Тут со мной что-то неладное случилось, «дерьмо» полезло изо всех пор. До сих пор не пойму, почему. Возможно, от зависти к такому высоконравственному поступку. Я хихикнул и недоверчиво заявил:
– Вот в это что-то не верится. Ведь я же знаю их хорошо. Для красного словца, скорей, сболтнули.
Леонид улыбнулся и мягко, чтобы не задеть меня, подтвердил сказанное примером.
– Нет, не сболтнули, – сказал Леонид, – тогда еще авария страшная в Москве была и сообщили, что нужна кровь.

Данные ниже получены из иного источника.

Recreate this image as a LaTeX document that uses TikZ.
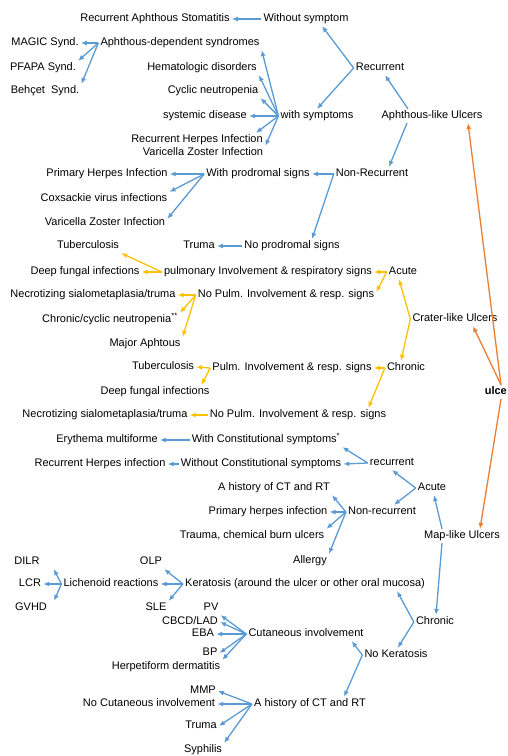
\documentclass[tikz,border=0pt]{standalone}
\usepackage{fontspec}
\setmainfont{Liberation Sans}
\usetikzlibrary{arrows.meta}
\definecolor{ulcerblue}{RGB}{91,155,213}
\definecolor{crateryellow}{RGB}{255,192,0}
\definecolor{rootorange}{RGB}{237,125,49}

\begin{document}
\begin{tikzpicture}[
  x=1pt,y=-1pt,
  font=\fontsize{11}{13}\selectfont,
  >={Latex[length=6pt,width=5pt]},
  txt/.style={inner sep=2pt,text height=7.8pt,text depth=2pt},
  barrow/.style={->,draw=ulcerblue,line width=1.3pt},
  yarrow/.style={->,draw=crateryellow,line width=1.3pt},
  oarrow/.style={->,draw=rootorange,line width=1.3pt}
]
  \useasboundingbox (0,0) rectangle (507,756);

  % aphthous-like ulcers
  \node[txt] (stomat) at (155,19) {Recurrent Aphthous Stomatitis};
  \node[txt] (withoutsym) at (306,19) {Without symptom};
  \node[txt] (magic) at (45,43) {MAGIC Synd.};
  \node[txt] (aphdep) at (180,43) {Aphthous-dependent syndromes};
  \node[txt] (pfapa) at (43,68) {PFAPA Synd.};
  \node[txt] (hemat) at (202,68) {Hematologic disorders};
  \node[txt] (recurrent) at (380,68) {Recurrent};
  \node[txt] (behcet) at (45,91) {Behçet\ \ Synd.};
  \node[txt] (cyclic) at (213,91) {Cyclic neutropenia};
  \node[txt] (systemic) at (205,116) {systemic disease};
  \node[txt] (withsym) at (317,116) {with symptoms};
  \node[txt] (aphlike) at (432,116) {Aphthous-like Ulcers};
  \node[txt] (recherpes) at (197,140) {Recurrent Herpes Infection};
  \node[txt] (varzos) at (203,153) {Varicella Zoster Infection};
  \node[txt] (primherp) at (107,174) {Primary Herpes Infection};
  \node[txt] (withprod) at (258,174) {With prodromal signs};
  \node[txt] (nonrec) at (372,174) {Non-Recurrent};
  \node[txt] (coxs) at (104,199) {Coxsackie virus infections};
  \node[txt] (varzostwo) at (105,223) {Varicella Zoster Infection};
  \node[txt] (trumaone) at (199,246) {Truma};
  \node[txt] (noprod) at (292,246) {No prodromal signs};

  \draw[barrow] (withoutsym.west) -- (stomat.east);
  \draw[barrow] (aphdep.west) -- (magic.east);
  \draw[barrow] (aphdep.west) -- (pfapa.north east);
  \draw[barrow] (aphdep.west) -- (behcet.north east);
  \draw[barrow] (withsym.west) -- (aphdep.south east);
  \draw[barrow] (withsym.west) -- (hemat.south east);
  \draw[barrow] (withsym.west) -- (cyclic.south east);
  \draw[barrow] (withsym.west) -- (systemic.east);
  \draw[barrow] (withsym.west) -- ([xshift=-9pt]recherpes.north east);
  \draw[barrow] (withsym.west) -- (varzos.north east);
  \draw[barrow] (recurrent.west) -- ([xshift=16pt]withoutsym.south);
  \draw[barrow] (recurrent.west) -- (withsym.north);
  \draw[barrow] ([xshift=-24pt]aphlike.north) -- ([xshift=5pt]recurrent.south);
  \draw[barrow] ([xshift=-25pt]aphlike.south) -- ([xshift=17pt]nonrec.north);
  \draw[barrow] (nonrec.west) -- (withprod.east);
  \draw[barrow] (nonrec.west) -- ([xshift=20pt]noprod.north);
  \draw[barrow] (withprod.west) -- (primherp.east);
  \draw[barrow] (withprod.west) -- (coxs.north east);
  \draw[barrow] (withprod.west) -- ([yshift=-3pt]varzostwo.north east);
  \draw[barrow] (noprod.west) -- (trumaone.east);

  % crater-like ulcers
  \node[txt] (tbone) at (88,246) {Tuberculosis};
  \node[txt] (fungalone) at (85,272) {Deep fungal infections};
  \node[txt] (pulmone) at (268,272) {pulmonary Involvement \& respiratory signs};
  \node[txt] (acuteone) at (403,272) {Acute};
  \node[txt] (necroone) at (93,295) {Necrotizing sialometaplasia/truma};
  \node[txt] (nopulmone) at (286,295) {No Pulm. Involvement \& resp. signs};
  \node[txt] (neutro) at (110,320) {Chronic/cyclic neutropenia\textsuperscript{**}};
  \node[txt] (crater) at (455,319) {Crater-like Ulcers};
  \node[txt] (major) at (145,344) {Major Aphtous};
  \node[txt] (tbtwo) at (163,367) {Tuberculosis};
  \node[txt] (pulmtwo) at (292,368) {Pulm. Involvement \& resp. signs};
  \node[txt] (chronicone) at (406,368) {Chronic};
  \node[txt] (fungaltwo) at (155,392) {Deep fungal infections};
  \node[txt] (necrotwo) at (105,415) {Necrotizing sialometaplasia/truma};
  \node[txt] (nopulmtwo) at (298,415) {No Pulm. Involvement \& resp. signs};
  \node[txt,font=\fontsize{11}{13}\selectfont\bfseries,anchor=east] (ulce) at (509,392) {ulce};

  \draw[yarrow] (pulmone.west) -- (tbone.south east);
  \draw[yarrow] (pulmone.west) -- (fungalone.east);
  \draw[yarrow] (acuteone.west) -- (pulmone.east);
  \draw[yarrow] (acuteone.west) -- ([yshift=3pt]nopulmone.east);
  \draw[yarrow] (nopulmone.west) -- (necroone.east);
  \draw[yarrow] (nopulmone.west) -- (neutro.north east);
  \draw[yarrow] (nopulmone.west) -- (major.north east);
  \draw[yarrow] (crater.west) -- ([xshift=-4pt]acuteone.south);
  \draw[yarrow] (crater.west) -- ([xshift=-5pt]chronicone.north);
  \draw[yarrow] (chronicone.west) -- (pulmtwo.east);
  \draw[yarrow] (chronicone.west) -- ([xshift=-20pt]nopulmtwo.north east);
  \draw[yarrow] (pulmtwo.west) -- (tbtwo.east);
  \draw[yarrow] (pulmtwo.west) -- ([xshift=-10pt]fungaltwo.north east);
  \draw[yarrow] (nopulmtwo.west) -- (necrotwo.east);

  % map-like ulcers
  \node[txt] (erythema) at (107,440) {Erythema multiforme};
  \node[txt] (withconst) at (266,440) {With Constitutional symptoms\textsuperscript{*}};
  \node[txt] (rhi) at (100,464) {Recurrent Herpes infection};
  \node[txt] (withoutconst) at (261,464) {Without Constitutional symptoms};
  \node[txt] (recurrenttwo) at (392,463) {recurrent};
  \node[txt] (historyone) at (274,488) {A history of CT and RT};
  \node[txt] (acutetwo) at (432,488) {Acute};
  \node[txt] (primherptwo) at (268,512) {Primary herpes infection};
  \node[txt] (nonrectwo) at (382,512) {Non-recurrent};
  \node[txt] (trauma) at (252,536) {Trauma, chemical burn ulcers};
  \node[txt] (maplike) at (462,536) {Map-like Ulcers};
  \node[txt] (allergy) at (310,561) {Allergy};
  \node[txt] (dilr) at (27,562) {DILR};
  \node[txt] (olp) at (151,562) {OLP};
  \node[txt] (lcr) at (30,584) {LCR};
  \node[txt] (lichen) at (111,584) {Lichenoid reactions};
  \node[txt] (kerat) at (305,584) {Keratosis (around the ulcer or other oral mucosa)};
  \node[txt] (gvhd) at (31,608) {GVHD};
  \node[txt] (sle) at (156,608) {SLE};
  \node[txt] (pv) at (211,608) {PV};
  \node[txt] (cbcd) at (190,622) {CBCD/LAD};
  \node[txt] (chronictwo) at (435,622) {Chronic};
  \node[txt] (eba) at (203,634) {EBA};
  \node[txt] (cutan) at (306,634) {Cutaneous involvement};
  \node[txt] (bp) at (210,653) {BP};
  \node[txt] (nokerat) at (396,655) {No Keratosis};
  \node[txt] (herpet) at (166,667) {Herpetiform dermatitis};
  \node[txt] (mmp) at (203,691) {MMP};
  \node[txt] (nocutan) at (149,704) {No Cutaneous involvement};
  \node[txt] (historytwo) at (310,704) {A history of CT and RT};
  \node[txt] (trumatwo) at (201,726) {Truma};
  \node[txt] (syph) at (203,750) {Syphilis};

  \draw[oarrow] ([xshift=-8pt]ulce.north east) -- ([xshift=36pt]aphlike.south);
  \draw[oarrow] ([xshift=-8pt]ulce.north east) -- ([xshift=18pt]crater.south);
  \draw[oarrow] ([xshift=-8pt]ulce.south east) -- ([xshift=18pt]maplike.north);

  \draw[barrow] (withconst.west) -- (erythema.east);
  \draw[barrow] (withoutconst.west) -- (rhi.east);
  \draw[barrow] (recurrenttwo.west) -- (withconst.south east);
  \draw[barrow] (recurrenttwo.west) -- (withoutconst.east);
  \draw[barrow] (acutetwo.west) -- (recurrenttwo.south);
  \draw[barrow] (acutetwo.west) -- ([xshift=12pt]nonrectwo.north);
  \draw[barrow] ([xshift=-20pt]maplike.north) -- ([xshift=2pt]acutetwo.south);
  \draw[barrow] ([xshift=-20pt]maplike.south) -- ([xshift=1pt]chronictwo.north);
  \draw[barrow] (nonrectwo.west) -- (historyone.south east);
  \draw[barrow] (nonrectwo.west) -- (primherptwo.east);
  \draw[barrow] (nonrectwo.west) -- (trauma.north east);
  \draw[barrow] (nonrectwo.west) -- (allergy.north east);
  \draw[barrow] (chronictwo.west) -- ([xshift=-30pt]kerat.south east);
  \draw[barrow] (chronictwo.west) -- ([xshift=-32pt]nokerat.north east);
  \draw[barrow] (kerat.west) -- (olp.south east);
  \draw[barrow] (kerat.west) -- (lichen.east);
  \draw[barrow] (kerat.west) -- (sle.north east);
  \draw[barrow] (lichen.west) -- ([xshift=12pt]dilr.south east);
  \draw[barrow] (lichen.west) -- (lcr.east);
  \draw[barrow] (lichen.west) -- ([xshift=5pt]gvhd.north east);
  \draw[barrow] (nokerat.west) -- ([xshift=-14pt]cutan.south east);
  \draw[barrow] (nokerat.west) -- ([xshift=-24pt]historytwo.north east);
  \draw[barrow] (cutan.west) -- (pv.south east);
  \draw[barrow] (cutan.west) -- (cbcd.east);
  \draw[barrow] (cutan.west) -- (eba.east);
  \draw[barrow] (cutan.west) -- (bp.east);
  \draw[barrow] (cutan.west) -- (herpet.north east);
  \draw[barrow] (historytwo.west) -- (mmp.east);
  \draw[barrow] (historytwo.west) -- (nocutan.east);
  \draw[barrow] (historytwo.west) -- (trumatwo.east);
  \draw[barrow] (historytwo.west) -- (syph.north east);
\end{tikzpicture}
\end{document}
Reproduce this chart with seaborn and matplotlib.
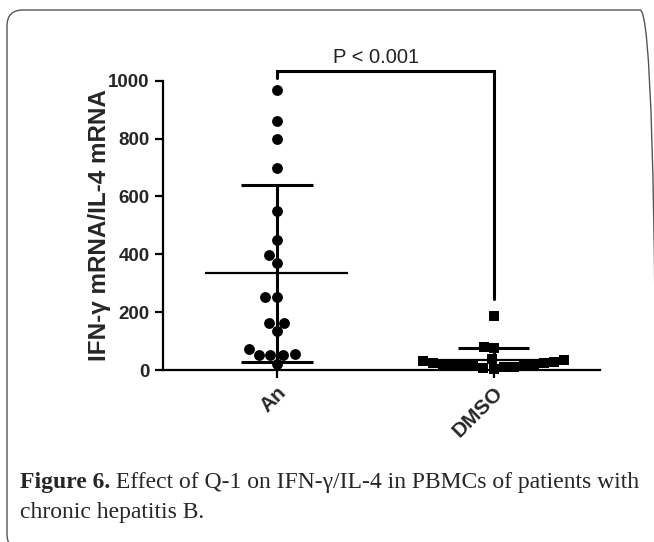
import matplotlib
matplotlib.use("Agg")
import matplotlib.pyplot as plt
import seaborn as sns
import numpy as np
import pandas as pd
from matplotlib.patches import FancyBboxPatch
from matplotlib.transforms import IdentityTransform

# values
groups = ["An", "DMSO"]
an_values = [968, 862, 798, 699, 550, 449, 397, 369, 253, 253,
             164, 164, 136, 71, 55, 52, 52, 52, 21]
dmso_values = [187, 80, 75, 38, 35, 30, 28, 25, 25, 22,
               20, 20, 18, 15, 15, 12, 10, 8, 5]
y_ticks = [0, 200, 400, 600, 800, 1000]
p_text = "P < 0.001"
y_label = "IFN-γ mRNA/IL-4 mRNA"
caption_bold = "Figure 6."
caption_line1 = " Effect of Q-1 on IFN-γ/IL-4 in PBMCs of patients with"
caption_line2 = "chronic hepatitis B."

df = pd.DataFrame({
    "group": ["An"] * len(an_values) + ["DMSO"] * len(dmso_values),
    "value": an_values + dmso_values,
})

sns.set_style("ticks")
plt.rcParams["font.family"] = ["Liberation Sans", "DejaVu Sans"]

fig = plt.figure(figsize=(6.54, 5.42), dpi=100)
fig.patch.set_facecolor("white")
ax = fig.add_axes([0.2492, 0.3173, 0.668, 0.5338])
ax.set_facecolor("white")

# scatter columns
sns.swarmplot(data=df[df.group == "An"], x="group", y="value", order=groups,
              marker="o", size=7.8, color="black", linewidth=0, ax=ax,
              clip_on=False, zorder=3)
sns.swarmplot(data=df[df.group == "DMSO"], x="group", y="value", order=groups,
              marker="s", size=7.0, color="black", linewidth=0, ax=ax,
              clip_on=False, zorder=3)

# mean and SD
for i, vals in enumerate([an_values, dmso_values]):
    m = np.mean(vals)
    s = np.std(vals, ddof=1)
    ax.hlines(m, i - 0.33, i + 0.33, color="black", lw=1.6, zorder=4)
    ax.vlines(i, max(m - s, 0), m + s, color="black", lw=2.2, zorder=4)
    ax.hlines([m - s, m + s], i - 0.165, i + 0.165, color="black", lw=2.2, zorder=4)

# significance bracket
ax.plot([0, 0, 1, 1], [1009, 1035, 1035, 245], color="black", lw=2.2,
        clip_on=False, solid_joinstyle="miter")
ax.text(0.46, 1061, p_text, ha="center", va="baseline", fontsize=14.5,
        color="#222222")

ax.set_xlim(-0.525, 1.49)
ax.set_ylim(0, 1000)
ax.set_yticks(y_ticks)
ax.set_xlabel("")
ax.set_ylabel(y_label, fontsize=17.5, fontweight="bold")
ax.yaxis.set_label_coords(-0.12, 0.5)
sns.despine(ax=ax)
for sp in ["left", "bottom"]:
    ax.spines[sp].set_linewidth(1.6)
    ax.spines[sp].set_color("black")
ax.tick_params(axis="both", width=1.6, length=6, color="black")
ax.tick_params(axis="y", labelsize=13.5)
ax.tick_params(axis="x", labelsize=15)
for lab in ax.get_yticklabels():
    lab.set_fontweight("bold")
for lab in ax.get_xticklabels():
    lab.set_fontweight("bold")
    lab.set_rotation(45)
    lab.set_ha("right")
    lab.set_rotation_mode("anchor")

# rounded frame around the figure
frame = FancyBboxPatch((7, -8), 649, 540, boxstyle="round,pad=0,rounding_size=16",
                       transform=IdentityTransform(), fill=False,
                       edgecolor="#555555", lw=1.0)
fig.patches.append(frame)

# caption
serif = ["Liberation Serif", "DejaVu Serif"]
t1 = fig.text(20 / 654, 1 - 488 / 542, caption_bold, fontsize=17,
              fontweight="bold", family=serif, va="baseline")
fig.canvas.draw()
bb = t1.get_window_extent(renderer=fig.canvas.get_renderer())
fig.text(bb.x1 / 654, 1 - 488 / 542, caption_line1, fontsize=17,
         family=serif, va="baseline")
fig.text(20 / 654, 1 - 518 / 542, caption_line2, fontsize=17,
         family=serif, va="baseline")

fig.savefig("out.png", dpi=100, facecolor="white")
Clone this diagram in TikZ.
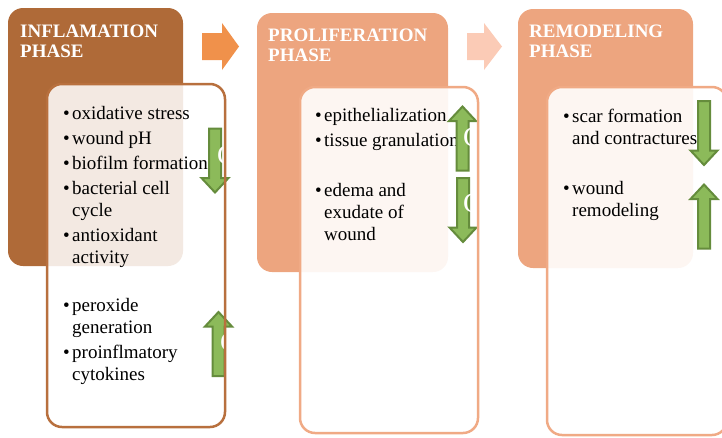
\documentclass[tikz,border=0pt]{standalone}
\usepackage{fontspec}
\setmainfont{Liberation Serif}
\usetikzlibrary{positioning}

\definecolor{inflbrown}{RGB}{175,106,56}
\definecolor{inflline}{RGB}{184,112,62}
\definecolor{phasepeach}{RGB}{237,165,127}
\definecolor{peachline}{RGB}{240,170,133}
\definecolor{stepone}{RGB}{240,145,75}
\definecolor{steptwo}{RGB}{251,203,182}
\definecolor{leafgreen}{RGB}{140,186,90}
\definecolor{leafdark}{RGB}{101,140,60}

\begin{document}
\begin{tikzpicture}[x=1pt, y=-1pt,
  headbox/.style={rounded corners=15pt, anchor=north west, inner sep=0pt, outer sep=0pt},
  textbox/.style={rounded corners=15pt, anchor=north west, inner sep=0pt, outer sep=0pt, fill=white, fill opacity=0.86},
  boxline/.style={line width=2.5pt, rounded corners=15pt},
  phasetitle/.style={anchor=base west, inner sep=0pt, text=white, font=\bfseries\fontsize{19}{20}\selectfont},
  entry/.style={anchor=base west, inner sep=0pt, font=\fontsize{19}{22}\selectfont},
  hidden/.style={anchor=west, inner sep=0pt, text=white, font=\fontsize{28}{28}\selectfont},
  greenarrow/.style={fill=leafgreen, draw=leafdark, line width=2pt},
  vup/.pic={\draw[greenarrow] (-6,32.5) -- (-6,-17) -- (-13.5,-17) -- (0,-31.5) -- (13.5,-17) -- (6,-17) -- (6,32.5) -- cycle;}
]
\useasboundingbox (0,0) rectangle (722,437);

% inflamation
\node[headbox, fill=inflbrown, minimum width=175, minimum height=258] (inflhead) at (8,8) {};
\node[phasetitle] (infltitle) at (20,37.5) {\begin{tabular}[t]{@{}l@{}}INFLAMATION\\PHASE\end{tabular}};
\node[textbox, minimum width=178, minimum height=343] (inflbox) at (47,84) {};
\node[entry] (oxid) at (63,119) {\makebox[9pt][l]{\textbullet}oxidative stress};
\node[entry] (ph) at ([yshift=-25pt]oxid.base west) {\makebox[9pt][l]{\textbullet}wound pH};
\node[entry] (biof) at ([yshift=-25pt]ph.base west) {\makebox[9pt][l]{\textbullet}biofilm formation};
\node[entry] (bact) at ([yshift=-25pt]biof.base west) {\begin{tabular}[t]{@{}p{9pt}@{}l@{}}\textbullet&bacterial cell\\&cycle\end{tabular}};
\node[entry] (antiox) at ([yshift=-47pt]bact.base west) {\begin{tabular}[t]{@{}p{9pt}@{}l@{}}\textbullet&antioxidant\\&activity\end{tabular}};
\node[entry] (perox) at ([yshift=-70pt]antiox.base west) {\begin{tabular}[t]{@{}p{9pt}@{}l@{}}\textbullet&peroxide\\&generation\end{tabular}};
\node[entry] (proinf) at ([yshift=-47pt]perox.base west) {\begin{tabular}[t]{@{}p{9pt}@{}l@{}}\textbullet&proinflmatory\\&cytokines\end{tabular}};
\pic[rotate=180] at (215,161) {vup};
\pic at (218.5,343.5) {vup};
\node[hidden] (c1) at (217,155) {C};
\node[hidden] (c2) at (220,342) {C};
\draw[boxline, inflline] (inflbox.north west) rectangle (inflbox.south east);

\fill[stepone] (202,33) -- (222,33) -- (222,23) -- (239,46.5) -- (222,70) -- (222,60) -- (202,60) -- cycle;

% proliferation
\node[headbox, fill=phasepeach, minimum width=191, minimum height=259] (prolhead) at (257,13) {};
\node[phasetitle] (proltitle) at (268,41.5) {\begin{tabular}[t]{@{}l@{}}PROLIFERATION\\PHASE\end{tabular}};
\node[textbox, fill opacity=0.9, minimum width=178, minimum height=346] (prolbox) at (300,87) {};
\node[entry] (epith) at (315,121) {\makebox[9pt][l]{\textbullet}epithelialization};
\node[entry] (gran) at ([yshift=-25pt]epith.base west) {\makebox[9pt][l]{\textbullet}tissue granulation};
\node[entry] (edema) at ([yshift=-50pt]gran.base west) {\begin{tabular}[t]{@{}p{9pt}@{}l@{}}\textbullet&edema and\\&exudate of\\&wound\end{tabular}};
\pic at (462.5,138) {vup};
\pic[rotate=180] at (463,210.5) {vup};
\node[hidden] (c3) at (463,137) {C};
\node[hidden] (c4) at (463,203) {C};
\draw[boxline, peachline] (prolbox.north west) rectangle (prolbox.south east);

\fill[steptwo] (467,33) -- (484,33) -- (484,23) -- (502,46.5) -- (484,70) -- (484,60) -- (467,60) -- cycle;

% remodeling
\node[headbox, fill=phasepeach, minimum width=175, minimum height=259] (remhead) at (518,9) {};
\node[phasetitle] (remtitle) at (529,37.5) {\begin{tabular}[t]{@{}l@{}}REMODELING\\PHASE\end{tabular}};
\node[textbox, fill opacity=0.9, minimum width=180, minimum height=348] (rembox) at (547,87) {};
\node[entry] (scar) at (563,122) {\begin{tabular}[t]{@{}p{9pt}@{}l@{}}\textbullet&scar formation\\&and contractures\end{tabular}};
\node[entry] (remod) at ([yshift=-72pt]scar.base west) {\begin{tabular}[t]{@{}p{9pt}@{}l@{}}\textbullet&wound\\&remodeling\end{tabular}};
\pic[rotate=180] at (704,133.5) {vup};
\pic at (704,216) {vup};
\node[hidden] (c5) at (711,122) {C};
\node[hidden] (c6) at (711,222) {C};
\draw[boxline, peachline] (rembox.north west) rectangle (rembox.south east);
\end{tikzpicture}
\end{document}
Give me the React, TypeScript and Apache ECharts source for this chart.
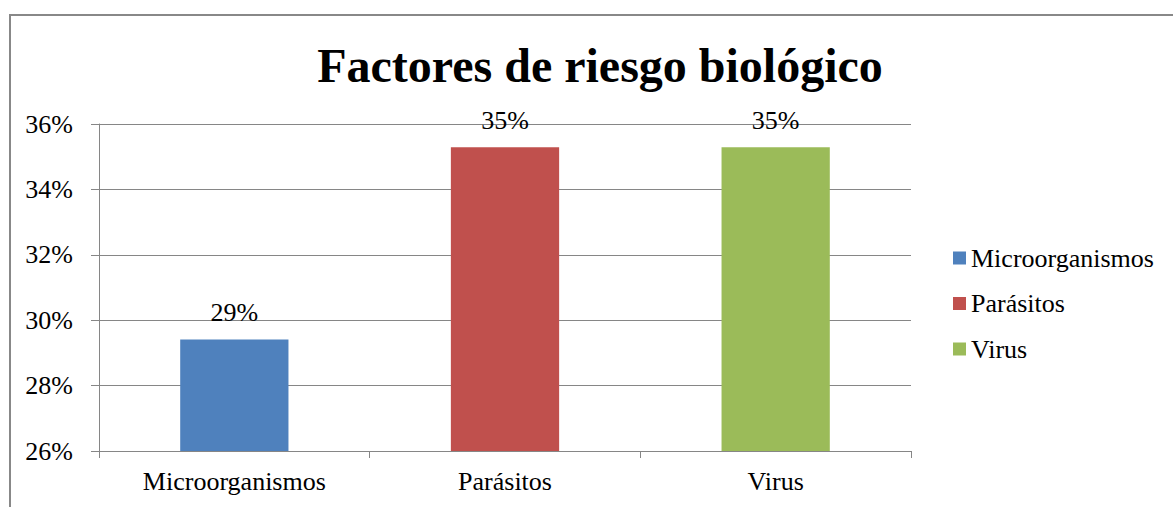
import React, { useEffect, useRef } from "react";
import * as echarts from "echarts";

const categories = ["Microorganismos", "Parásitos", "Virus"];
const seriesNames = ["Microorganismos", "Parásitos", "Virus"];
const values = [29.41, 35.29, 35.29];
const colors = ["#4F81BD", "#C0504D", "#9BBB59"];
const yMin = 26;
const yMax = 36;
const yStep = 2;
const titleText = "Factores de riesgo biológico";

const FONT = "Liberation Serif";

export default function App() {
  const ref = useRef<HTMLDivElement>(null);
  useEffect(() => {
    document.body.style.margin = "0";
    const chart = echarts.init(ref.current!, null, { renderer: "svg" });
    const series = seriesNames.map((name, i) => ({
      name,
      type: "bar",
      barWidth: "40%",
      barGap: "-100%",
      itemStyle: { color: colors[i] },
      label: {
        show: true,
        position: "top",
        distance: 14,
        color: "#000",
        fontFamily: FONT,
        fontSize: 26,
        formatter: (p: any) => Math.round(p.value) + "%",
      },
      data: categories.map((_, j) => (j === i ? values[i] : null)),
    }));
    chart.setOption({
      animation: false,
      backgroundColor: "#fff",
      textStyle: { fontFamily: FONT },
      title: {
        text: titleText,
        left: 595,
        top: 36,
        textAlign: "center",
        textStyle: { fontFamily: FONT, fontSize: 48, fontWeight: "bold", color: "#000" },
      },
      graphic: [
        {
          type: "rect",
          shape: { x: 10, y: 15, width: 1300, height: 700 },
          style: { fill: "none", stroke: "#888", lineWidth: 2 },
          silent: true,
        },
      ],
      legend: {
        orient: "vertical",
        left: 948,
        top: 238,
        padding: 5,
        itemWidth: 13,
        itemHeight: 13,
        itemGap: 15.5,
        icon: "rect",
        textStyle: { fontFamily: FONT, fontSize: 26, color: "#000", lineHeight: 30 },
        data: seriesNames,
      },
      grid: { left: 99, right: 262, top: 124, bottom: 56, containLabel: false },
      xAxis: {
        type: "category",
        data: categories,
        axisLine: { show: true, lineStyle: { color: "#868686", width: 1 } },
        axisTick: { show: true, alignWithLabel: false, length: 7, lineStyle: { color: "#868686" } },
        axisLabel: { color: "#000", fontFamily: FONT, fontSize: 26, margin: 17 },
      },
      yAxis: {
        type: "value",
        min: yMin,
        max: yMax,
        interval: yStep,
        axisLine: { show: true, lineStyle: { color: "#868686", width: 1 } },
        axisTick: { show: true, length: 8, lineStyle: { color: "#868686" } },
        splitLine: { show: true, lineStyle: { color: "#868686", width: 1 } },
        axisLabel: {
          color: "#000",
          fontFamily: FONT,
          fontSize: 26,
          margin: 26,
          formatter: (v: number) => v + "%",
        },
      },
      series,
    });
    return () => chart.dispose();
  }, []);
  return (
    <div
      ref={ref}
      style={{ position: "absolute", left: 0, top: 0, width: 1173, height: 507 }}
    />
  );
}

Так они, не успев прийти в себя после этой сдачи крови, а ноль-пять – это доза не маленькая, поехали сдавать кровь туда. И все, заметь, бесплатно. Боженька, я думаю, за это им многое простит. Так людей любить только у нас умеют. Хорошие у нас все-таки люди. Мы об этом не задумываемся, а как прижмет.
– Ну, и что? Сдали?
– Собурыч рассказывал, приехали они туда, а там столько желающих кровь свою сдать, что со счета собьешься. И врач стоит на крыльце больницы, кричит: «Все! Спасибо! Расходитесь! Для операций крови достаточно». Я знаю, что мы стесняемся, стыдимся признаваться в любви. В любви к людям, к Родине. Оно может, так и надо, так и следует. Но в творчестве своем у каждого есть такая возможность. У всех руки развязаны. Не стесняйся эту любовь проявлять. Не знаю, представится ли мне такая возможность. С тех пор, я имею в виду после смерти Насти, я так никого и не полюбил. Мучить мучил, мучили меня, а любви – нет, любви не было. И про Настю я никогда никому не рассказывал, тебе первому рассказал, и поверь мне, это было не просто.
Мы приехали на кладбище, положили цветы на могилу. Там с черного полированного камня, смотрело на нас наивное, удивительно жизнерадостное девичье лицо. Там же, у ее могилы Леонид сказал мне о том, что объявился его отец и сегодня вечером ждет нас в ресторане.
– Так он тебе в такой день встречу назначил? Какое совпадение. Ее годовщина, и отец нашелся. Надо же.
– Наивный ты, Дима. Это я ему назначил встречу именно в этот день.